Dr. Harry B. Crocker

        Dr. Harry B. Crocker is a native son and was born in San Francisco, February 18, 1877, a son of Henry and Janet (McInnes) Crocker. His father was born in Louisiana, and his mother in Massachusetts. His grandfather, Henry Crocker, was a planter in Louisiana before the Civil War, and was killed while serving in the commissary department of the Confederate Army. His property was all confiscated and his wife died of grief shortly thereafter.

        Henry Crocker, the father of Dr. Crocker, came to California in 1866, and for many years was a reported on the Dramatic Chronicle (now the San Francisco Chronicle). He went to the Fraser River Gold Fields in British Columbia as representative of the Overland Monthly. Returning to San Francisco, he became identified with banking as an appraiser for the Clay Street Bank, and as such was sent to Sonoma county where he bought land before the railroad was built. Dr. Crocker was reared on the ranch in Sonoma County. He graduated from Healdsburg High School in 1894, and then attended Stanford University for three years, after which he graduated from California Medical College in 1900. While in Medical College he edited and published the California Medical Journal. After graduation he taught and lectured on Ophthalmology at the Medical College for three years. Returning to Sonoma County he sold the ranch the next year and built the Crocker Sanatorium at Healdsburg, which he operated until the earthquake of 1906. Becoming surgeon for the Eldorado Lumber Company at Placerville, he remained with that company for one year before coming to Los Angeles, where he practiced medicine and surgery for a time, then became surgeon for mining companies in New Mexico and for Francisco Villa in Old Mexico. This work gave him an opportunity to learn a great deal of Spanish and, in consequence thereof, he became valuable to the Department of Justice in securing information concerning pro-Germans and filibustering enterprises along the border. Later he was stationed at the Lankershim Hotel in Los Angeles, and in such capacity did splendid service for his country.

        In 1911, Dr. Crocker bought thirty-two acres of land from Francisco Verdugo, on North Verdugo Road, where he has since resided. He was one of the first to see the possibilities of the Verdugo Canyon and bought and developed his land there, in spite of the ridicule of many friends. He has seen the Canyon develop from a barren waste to one of the most desirable residential sections in Southern California. He has, in the interim, sold several building lots on which substantial homes have been built. The balance is platted and on the market, excepting a homesite which he reserved for himself, and on which he is now building a modern residence.

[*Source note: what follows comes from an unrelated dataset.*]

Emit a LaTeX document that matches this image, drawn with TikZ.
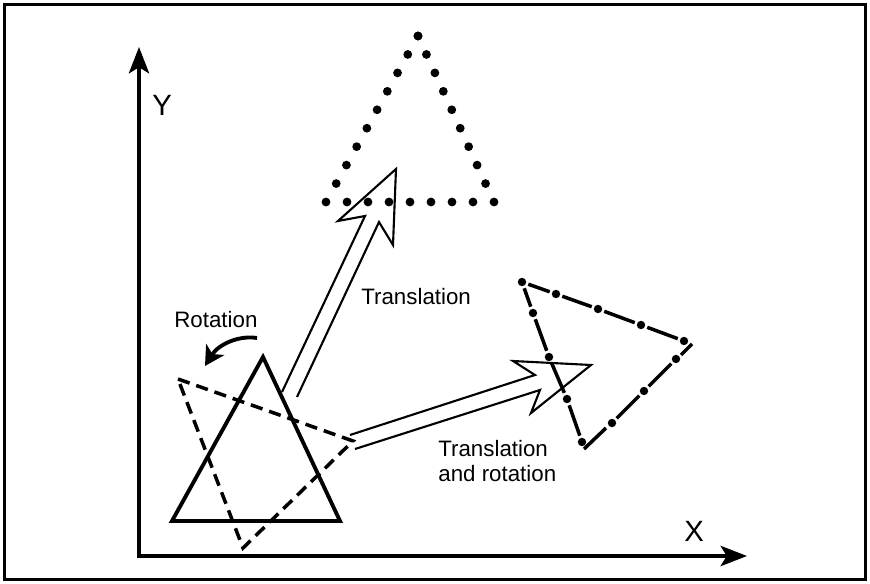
\documentclass[tikz,border=0pt]{standalone}
\usepackage{fontspec}
\setmainfont{Liberation Sans}
\usetikzlibrary{arrows.meta,calc}

\begin{document}
\begin{tikzpicture}[x=0.02cm, y=-0.02cm, line join=miter,
  lbl/.style={font=\fontsize{12.7}{15}\selectfont, inner sep=0pt},
  axlbl/.style={font=\fontsize{16.7}{20}\selectfont, inner sep=0pt},
  axistip/.tip={Stealth[length=15pt,width=11.5pt,inset=3.5pt]},
  hollow/.style={line width=1.2pt}]
  \useasboundingbox (0,0) rectangle (870,584);
  % === Frame ===
  \draw[line width=2pt] (4.5,4.5) rectangle (865.5,579.5);
  % === Axes ===
  \draw[line width=2.2pt, axistip-axistip] (139,47) |- (747,556);
  \node[axlbl, anchor=base west] (ylabel) at (152,116) {Y};
  \node[axlbl, anchor=base west] (xlabel) at (684,541) {X};
  % === Original triangle (solid) ===
  \draw[line width=2.2pt] (172,521) -- (340,521) -- (263,357) -- cycle;
  % === Rotated triangle (dashed) ===
  \draw[line width=2pt, dash pattern=on 7pt off 4pt] (178,379) -- (353,441) -- (243,548) -- cycle;
  \node[lbl, anchor=base west] (rotlabel) at (174,328) {Rotation};
  \draw[line width=2.2pt, -{Stealth[length=11pt,width=12pt,inset=3pt]}]
    (257,338) .. controls (238,335) and (218,345) .. (205,366);
  % === Translated triangle (dotted) ===
  \coordinate (dtop) at (418,36);
  \coordinate (dleft) at (326,202);
  \coordinate (dright) at (494,202);
  \foreach \i in {0,...,9} {
    \fill ($(dleft)!\i/9!(dtop)$) circle (2.5pt);
    \fill ($(dright)!\i/9!(dtop)$) circle (2.5pt);
  }
  \foreach \i in {1,...,7}
    \fill ($(dleft)!\i/8!(dright)$) circle (2.5pt);
  % === Translated and rotated triangle (dash-dot) ===
  \foreach \x/\y in {522/282, 556/294, 598/309, 641/325, 684/341,
                     533/313, 549/357, 567/399, 582/442,
                     676/359, 644/391, 612/423}
    \fill (\x,\y) circle (2.4pt);
  \foreach \xa/\ya/\xb/\yb in {522/282/556/294, 556/294/598/309, 598/309/641/325, 641/325/684/341,
                               522/282/533/313, 533/313/549/357, 549/357/567/399, 567/399/582/442,
                               676/359/644/391, 644/391/612/423}
    \draw[line width=2pt, shorten <=3.8pt, shorten >=3.8pt] (\xa,\ya) -- (\xb,\yb);
  \draw[line width=2pt] (692,344) -- (681,355);
  \draw[line width=2pt] (606,428) -- (584,449);
  % === Hollow arrows ===
  \draw[hollow] (282,392) -- (365,216) -- (338,221) -- (396,169) -- (393,245) -- (379,222) -- (297,397);
  \node[lbl, anchor=base west] (translabel) at (361,305) {Translation};
  \draw[hollow] (350,435) -- (535,375) -- (513,361) -- (591,365) -- (531,413) -- (540,390) -- (355,449);
  \node[lbl, anchor=base west] (trrotlabel) at (438,457) {Translation};
  \node[lbl, anchor=base west] (trrotlabel2) at (438,482) {and rotation};
\end{tikzpicture}
\end{document}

        Dr. Crocker married Inez Williams, at San Francisco, December 24, 1902. She is a native of Kentucky, and a daughter of Captain C. C. Williams of Chester, Illinois, a pioneer steamboat captain on the Mississippi River and one of the owners of the Anchor Line. They have one daughter, Marcia, age thirteen. Dr. Crocker is a Master Mason and his wife a member of the Eastern Star.

From History of Glendale and Vicinity by John Calvin Sherer. The Glendale Publishing Company, c. 1922 F. M. Broadbooks and J. C. Sherer. Pg. 433- 435. Photograph of Harry B. Crocker and family Pg. 433.